While the corridors exist on paper, their infrastructure is skeletal. The goal is for corridor leadership to partner with existing local organizations on conservation initiatives that will impact the entire corridor.

Allen’s work plays a role in that. This summer she conducted workshops to provide education about the corridor’s objectives and how those fit within each community’s priorities – “quite literally, connecting people,” she said.

Her students’ summer research will help define the priorities and concerns within the communities they investigated.

Castellano used a methodology called photo voice. She gave people cameras to capture answers to her questions: How are you personally connected to the environment? What conservation efforts are you part of? What environmental changes have you seen within your lifetime? When they came back with photos, she interviewed them about how each photo provided an answer.

Pessagno, who is fluent in Spanish, worked through more formal interviews with leaders of community organizations, asking questions about conservation plans within the organizations and contact with other groups within the corridor. Some conversations lasted five minutes, others went as along as 90 minutes.

Back at Furman, both students used software to help identify repetitions, contrasts and themes in the answers. Together, the projects help tell a more complete story of the corridor.

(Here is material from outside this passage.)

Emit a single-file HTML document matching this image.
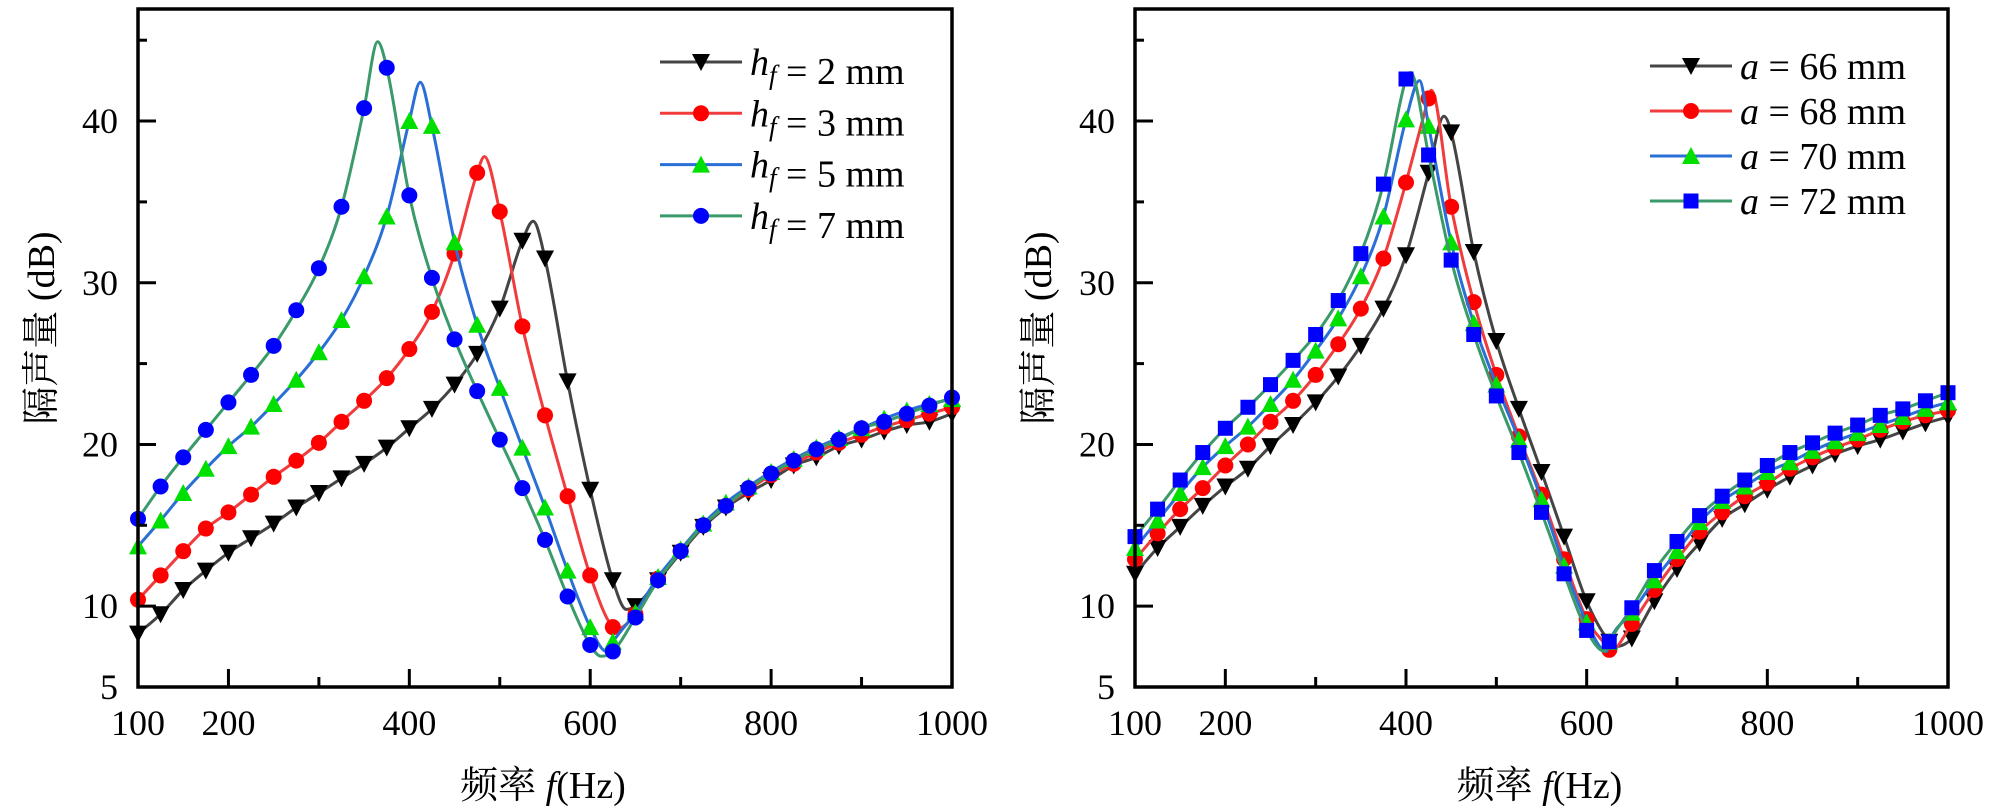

Pessagno enjoyed the personal side of the research.

“I liked that it was more human-centered,” she said.

And Castellano found the work fit perfectly with her naturally social personality.

“It’s a good characteristic in someone who does social science research,” said Allen, who wants her students to view the work as more than data collection.

She’s committed to research that values local input and furthers the vision of the communities involved.

“It’s important to acknowledge their participation in the research,” Allen said.